____ MATERIALS PROVIDED

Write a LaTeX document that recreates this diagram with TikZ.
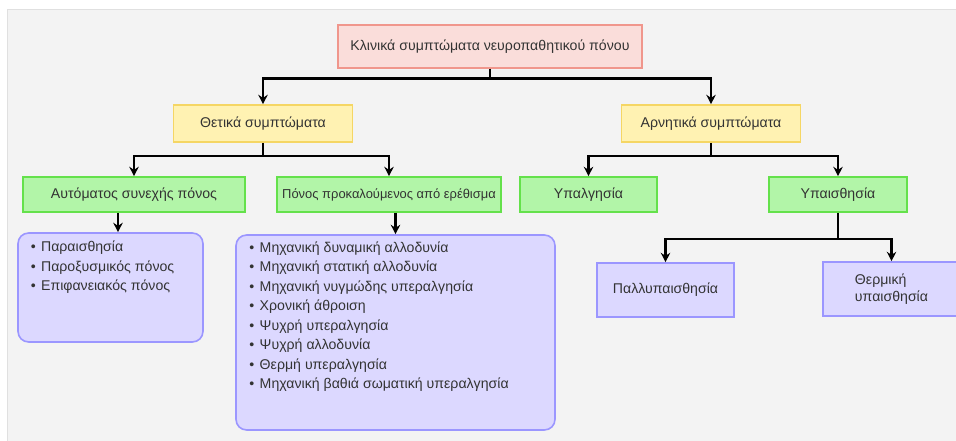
\documentclass[tikz,border=0pt]{standalone}
\usepackage{fontspec}
\setmainfont{Liberation Sans}
\definecolor{titlepink}{RGB}{250,221,218}
\definecolor{titleedge}{RGB}{240,150,140}
\definecolor{posyellow}{RGB}{255,242,178}
\definecolor{yellowedge}{RGB}{245,214,100}
\definecolor{symgreen}{RGB}{178,245,168}
\definecolor{greenedge}{RGB}{100,225,75}
\definecolor{listlilac}{RGB}{220,216,255}
\definecolor{lilacedge}{RGB}{155,150,255}
\definecolor{panelgray}{RGB}{243,243,243}
\usetikzlibrary{arrows.meta, positioning, calc}

\begin{document}
\begin{tikzpicture}[x=0.75pt, y=-0.75pt,
    box/.style={draw, line width=1.2pt, inner sep=2pt, text=black!80, font=\fontsize{10.6}{12.5}\selectfont},
    titlebox/.style={box, fill=titlepink, draw=titleedge, minimum width=228pt, minimum height=32pt},
    groupbox/.style={box, fill=posyellow, draw=yellowedge, minimum width=134pt, minimum height=27.75pt},
    symbox/.style={box, fill=symgreen, draw=greenedge, minimum height=26.25pt},
    lilacbox/.style={box, fill=listlilac, draw=lilacedge},
    listbox/.style={lilacbox, rounded corners=8pt},
    listtext/.style={inner sep=0pt, align=left, text=black!80, font=\fontsize{10.6}{14.6}\selectfont},
    link/.style={line width=1.7pt, black},
    arr/.style={link, -{Stealth[length=7pt, width=7pt]}}
  ]
  \useasboundingbox (0,0) rectangle (956,441);
  \fill[panelgray, draw=black!12] (7,9) rectangle (970,460);

  % top level
  \node[titlebox] (klin) at (490,46.5) {Κλινικά συμπτώματα νευροπαθητικού πόνου};
  \node[groupbox] (thet) at (263,123.5) {Θετικά συμπτώματα};
  \node[groupbox] (arn) at (711,123.5) {Αρνητικά συμπτώματα};

  % green row
  \node[symbox, minimum width=166.5pt] (auto) at (134,194.5) {Αυτόματος συνεχής πόνος};
  \node[symbox, minimum width=168pt, font=\fontsize{9.7}{11}\selectfont] (pon) at (389,194.5) {Πόνος προκαλούμενος από ερέθισμα};
  \node[symbox, minimum width=102.75pt] (ypalg) at (588.5,194.5) {Υπαλγησία};
  \node[symbox, minimum width=103.5pt] (ypais) at (838,194.5) {Υπαισθησία};

  % lists
  \node[listbox, minimum width=138.75pt, minimum height=81.75pt] (list1) at (110.5,287.5) {};
  \node[listtext, anchor=north west] (items1) at ([xshift=10pt, yshift=-6.5pt]list1.north west)
    {\textbullet\hspace{4pt}Παραισθησία\\
     \textbullet\hspace{4pt}Παροξυσμικός πόνος\\
     \textbullet\hspace{4pt}Επιφανειακός πόνος};
  \node[listbox, minimum width=239.25pt, minimum height=146.25pt] (list2) at (395.5,332.5) {};
  \node[listtext, anchor=north west] (items2) at ([xshift=10.5pt, yshift=-5.5pt]list2.north west)
    {\textbullet\hspace{4pt}Μηχανική δυναμική αλλοδυνία\\
     \textbullet\hspace{4pt}Μηχανική στατική αλλοδυνία\\
     \textbullet\hspace{4pt}Μηχανική νυγμώδης υπεραλγησία\\
     \textbullet\hspace{4pt}Χρονική άθροιση\\
     \textbullet\hspace{4pt}Ψυχρή υπεραλγησία\\
     \textbullet\hspace{4pt}Ψυχρή αλλοδυνία\\
     \textbullet\hspace{4pt}Θερμή υπεραλγησία\\
     \textbullet\hspace{4pt}Μηχανική βαθιά σωματική υπεραλγησία};

  % negative branch leaves
  \node[lilacbox, minimum width=102.75pt, minimum height=40.5pt] (pall) at (665.5,290) {Παλλυπαισθησία};
  \node[lilacbox, minimum width=102.75pt, minimum height=40.5pt, align=left] (therm) at (891.5,289) {Θερμική\\υπαισθησία};

  % connectors
  \draw[link] (klin.south) -- ++(0,10) coordinate (s1);
  \draw[arr] (s1) -| (thet.north);
  \draw[arr] (s1) -| (arn.north);
  \draw[link] (thet.south) -- ++(0,13) coordinate (s2);
  \draw[arr] (s2) -| (auto.north);
  \draw[arr] (s2) -| (pon.north);
  \draw[link] (arn.south) -- ++(0,13) coordinate (s3);
  \draw[arr] (s3) -| (ypalg.north);
  \draw[arr] (s3) -| (ypais.north);
  \draw[link] (ypais.south) -- ++(0,26.5) coordinate (s4);
  \draw[arr] (s4) -| (pall.north);
  \draw[arr] (s4) -| (therm.north);
  \draw[arr] ([xshift=-12pt]auto.south) -- ([xshift=-12pt]auto.south |- list1.north);
  \draw[arr] (list2.north |- pon.south) -- (list2.north);
\end{tikzpicture}
\end{document}
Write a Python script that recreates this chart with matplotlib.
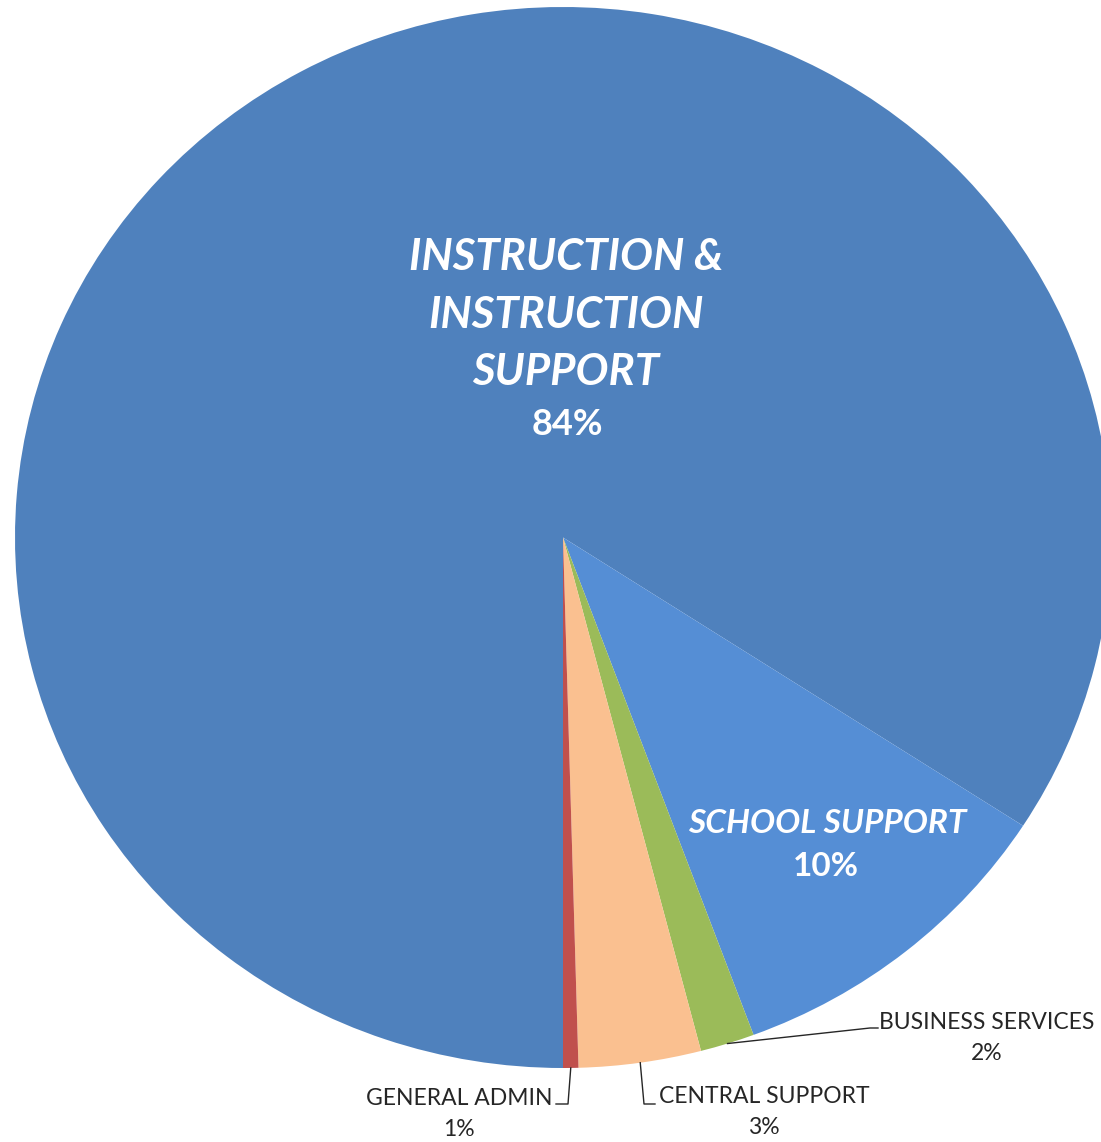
import matplotlib.pyplot as plt
import numpy as np

# budget shares (%), clockwise from 6 o'clock
categories = ["INSTRUCTION & INSTRUCTION SUPPORT", "SCHOOL SUPPORT",
              "BUSINESS SERVICES", "CENTRAL SUPPORT", "GENERAL ADMIN"]
shares = [84.1, 10.2, 1.6, 3.6, 0.45]
pct_labels = ["84%", "10%", "2%", "3%", "1%"]
colors = ["#4F81BD", "#558ED5", "#9BBB59", "#FAC090", "#C0504D"]

FONT = ["Lato", "DejaVu Sans"]
W, H = 1101, 1142

fig = plt.figure(figsize=(W / 100, H / 100), dpi=100)
# the pie in the original is a bit wider than tall and runs off the right edge
ax = fig.add_axes([15 / W, (H - 1068) / H, 1096 / W, 1061 / H])
wedges, _ = ax.pie(shares, colors=colors, startangle=-90, counterclock=False,
                   wedgeprops=dict(linewidth=0))
ax.set_aspect("auto")
ax.set_xlim(-1, 1)
ax.set_ylim(-1, 1)

# overlay in pixel coords for labels and leader lines
ov = fig.add_axes([0, 0, 1, 1])
ov.set_xlim(0, W)
ov.set_ylim(H, 0)
ov.axis("off")


def edge_point(w):
    a = np.deg2rad((w.theta1 + w.theta2) / 2)
    p = ax.transData.transform((np.cos(a), np.sin(a)))
    return ov.transData.inverted().transform(p)


# big white labels inside the wedges
for txt, y in zip(["INSTRUCTION &", "INSTRUCTION", "SUPPORT"], [270, 328, 385]):
    ov.text(566, y, txt, color="white", fontsize=31.5, fontweight="bold",
            fontstyle="italic", ha="center", va="baseline", family=FONT)
ov.text(567, 435, pct_labels[0], color="white", fontsize=26, fontweight="bold",
        ha="center", va="baseline", family=FONT)

ov.text(827, 833, categories[1], color="white", fontsize=24, fontweight="bold",
        fontstyle="italic", ha="center", va="baseline", family=FONT)
ov.text(826, 876, pct_labels[1], color="white", fontsize=24, fontweight="bold",
        ha="center", va="baseline", family=FONT)

# small outside labels with leader lines
outside = {
    2: dict(xy=(987, 1029), path=[(870, 1028), (878, 1028)]),
    3: dict(xy=(764, 1103), path=[(644, 1104), (655, 1104)]),
    4: dict(xy=(459, 1105), path=[(568, 1104), (556, 1104)]),
}
for i, o in outside.items():
    x, y = o["xy"]
    ov.text(x, y, categories[i], color="#262626", fontsize=16.5,
            ha="center", va="baseline", family=FONT)
    ov.text(x, y + 31, pct_labels[i], color="#262626", fontsize=16.5,
            ha="center", va="baseline", family=FONT)
    sx, sy = edge_point(wedges[i])
    xs = [sx] + [p[0] for p in o["path"]]
    ys = [sy] + [p[1] for p in o["path"]]
    ov.plot(xs, ys, color="#262626", linewidth=1)

fig.savefig("out.png", dpi=100)
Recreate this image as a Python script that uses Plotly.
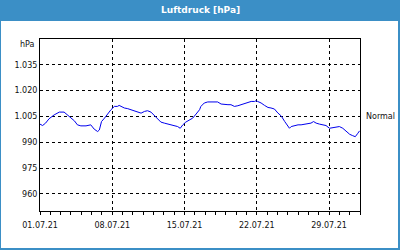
import plotly.graph_objects as go

# --- data ---
times = [
    "2021-07-01 00:00", "2021-07-01 06:00", "2021-07-01 13:00", "2021-07-01 21:00",
    "2021-07-02 09:00", "2021-07-02 21:00", "2021-07-03 08:00", "2021-07-03 16:00",
    "2021-07-04 00:00", "2021-07-04 08:00", "2021-07-04 15:00", "2021-07-04 23:00",
    "2021-07-05 11:00", "2021-07-05 22:00", "2021-07-06 06:00", "2021-07-06 14:00",
    "2021-07-06 18:00", "2021-07-06 23:00", "2021-07-07 06:00", "2021-07-07 13:00",
    "2021-07-07 21:00", "2021-07-08 05:00", "2021-07-08 12:00", "2021-07-08 16:00",
    "2021-07-08 20:00", "2021-07-09 04:00", "2021-07-09 12:00", "2021-07-09 19:00",
    "2021-07-10 03:00", "2021-07-10 11:00", "2021-07-10 19:00", "2021-07-11 03:00",
    "2021-07-11 10:00", "2021-07-11 18:00", "2021-07-12 02:00", "2021-07-12 10:00",
    "2021-07-12 17:00", "2021-07-13 01:00", "2021-07-13 09:00", "2021-07-13 17:00",
    "2021-07-14 00:00", "2021-07-14 08:00", "2021-07-14 14:00", "2021-07-14 20:00",
    "2021-07-15 03:00", "2021-07-15 11:00", "2021-07-15 19:00", "2021-07-16 03:00",
    "2021-07-16 11:00", "2021-07-16 14:00", "2021-07-16 22:00", "2021-07-17 06:00",
    "2021-07-17 14:00", "2021-07-17 22:00", "2021-07-18 05:00", "2021-07-18 13:00",
    "2021-07-18 21:00", "2021-07-19 05:00", "2021-07-19 12:00", "2021-07-19 20:00",
    "2021-07-20 04:00", "2021-07-20 12:00", "2021-07-20 19:00", "2021-07-21 03:00",
    "2021-07-21 11:00", "2021-07-21 19:00", "2021-07-21 22:00", "2021-07-22 02:00",
    "2021-07-22 10:00", "2021-07-22 18:00", "2021-07-23 02:00", "2021-07-23 09:00",
    "2021-07-23 17:00", "2021-07-24 01:00", "2021-07-24 09:00", "2021-07-24 17:00",
    "2021-07-25 00:00", "2021-07-25 04:00", "2021-07-25 08:00", "2021-07-25 16:00",
    "2021-07-26 00:00", "2021-07-26 07:00", "2021-07-26 15:00", "2021-07-26 23:00",
    "2021-07-27 06:00", "2021-07-27 12:00", "2021-07-27 18:00", "2021-07-28 02:00",
    "2021-07-28 10:00", "2021-07-28 17:00", "2021-07-29 01:00", "2021-07-29 09:00",
    "2021-07-29 17:00", "2021-07-30 00:00", "2021-07-30 08:00", "2021-07-30 16:00",
    "2021-07-31 00:00", "2021-07-31 07:00", "2021-07-31 13:00", "2021-07-31 19:00",
    "2021-07-31 23:00",
]
pressure = [
    1000.5, 999.7, 1001.1, 1003.6,
    1005.9, 1007.5, 1007.5, 1005.9,
    1004.0, 1002.4, 1000.1, 999.5,
    999.5, 1000.1, 997.6, 996.2,
    997.1, 1002.0, 1004.0, 1006.5,
    1008.9, 1010.8, 1010.8, 1011.4,
    1010.8, 1009.9, 1009.5, 1008.9,
    1008.3, 1007.5, 1006.9, 1007.9,
    1008.3, 1007.5, 1005.5, 1003.6,
    1001.7, 1001.1, 1000.5, 1000.1,
    999.7, 999.1, 998.1, 1000.1,
    1001.7, 1003.0, 1004.0, 1006.4,
    1008.9, 1010.8, 1012.8, 1013.4,
    1013.4, 1013.0, 1013.4, 1012.2,
    1011.8, 1011.8, 1011.8, 1010.8,
    1011.2, 1011.8, 1012.2, 1012.8,
    1013.7, 1013.7, 1014.1, 1013.7,
    1012.8, 1011.4, 1010.2, 1009.9,
    1009.3, 1007.0, 1005.2, 1002.0,
    999.1, 998.1, 999.1, 999.7,
    1000.1, 1000.1, 1000.5, 1001.1,
    1001.1, 1002.0, 1001.1, 1000.5,
    1000.1, 999.7, 998.1, 998.5,
    999.1, 999.1, 998.1, 996.2,
    994.6, 993.8, 993.2, 995.2,
    996.6,
]
y_tickvals = [960, 975, 990, 1005, 1020, 1035]
y_ticktext = ["960", "975", "990", "1.005", "1.020", "1.035"]
x_tickvals = ["2021-07-01", "2021-07-08", "2021-07-15", "2021-07-22", "2021-07-29"]
x_ticktext = ["01.07.21", "08.07.21", "15.07.21", "22.07.21", "29.07.21"]
title_text = "Luftdruck [hPa]"
unit_text = "hPa"
normal_text = "Normal"
normal_level = 1005

BLUE = "#3b8fc6"
FONT = "DejaVu Sans"

W, H = 400, 250
L, R, T, B = 40, 40, 39, 39
pw, ph = W - L - R, H - T - B


def px(x):
    return (x - L) / pw


def py(y):
    return (H - B - y) / ph


fig = go.Figure()
fig.add_trace(go.Scatter(
    x=times, y=pressure, mode="lines",
    line=dict(color="#0000ee", width=1),
    hoverinfo="skip", showlegend=False,
))

fig.update_layout(
    width=W, height=H,
    margin=dict(l=L, r=R, t=T, b=B, pad=0),
    paper_bgcolor=BLUE,
    plot_bgcolor="white",
    font=dict(family=FONT, size=8, color="#111111"),
    showlegend=False,
    shapes=[
        dict(type="rect", xref="paper", yref="paper", layer="below",
             x0=px(1), x1=px(398), y0=py(248), y1=py(21),
             fillcolor="white", line=dict(width=0)),
    ],
    annotations=[
        dict(text=f"<b>{title_text}</b>", xref="paper", yref="paper",
             x=px(200), y=py(10.5), xanchor="center", yanchor="middle",
             showarrow=False, font=dict(family=FONT, size=9, color="white")),
        dict(text=unit_text, xref="paper", yref="paper",
             x=px(37), y=py(45), xanchor="right", yanchor="middle",
             showarrow=False, font=dict(family=FONT, size=8, color="#111111")),
        dict(text=normal_text, xref="paper", yref="y",
             x=px(364), y=normal_level, xanchor="left", yanchor="middle",
             showarrow=False, font=dict(family=FONT, size=8, color="#111111")),
    ],
)

fig.update_xaxes(
    type="date",
    range=["2021-07-01", "2021-08-01"],
    tickvals=x_tickvals, ticktext=x_ticktext,
    showline=True, linecolor="black", linewidth=1, mirror=True,
    showgrid=True, gridcolor="black", gridwidth=1, griddash="3px,3px",
    ticks="outside", ticklen=3, tickcolor="black", tickwidth=1,
    ticklabelstandoff=3,
    minor=dict(dtick=86400000, tick0="2021-07-01", ticks="outside", ticklen=3,
               tickcolor="black", showgrid=False),
    zeroline=False, fixedrange=True,
)
fig.update_yaxes(
    range=[950, 1050],
    tickvals=y_tickvals, ticktext=y_ticktext,
    showline=True, linecolor="black", linewidth=1, mirror=True,
    showgrid=True, gridcolor="black", gridwidth=1, griddash="3px,3px",
    ticks="", zeroline=False, fixedrange=True,
)

fig.write_html("out.html", config={"displayModeBar": False})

________

▶ **AIM OF THE TASK**
Take only the lines above from the one that has "Write a Python" through the one that has "import numpy as np" and reproduce them exactly, omitting any pictures.

▶ **EXERCISE RESPONSE**
Write a Python script that recreates this chart with matplotlib.
import matplotlib.pyplot as plt
import numpy as np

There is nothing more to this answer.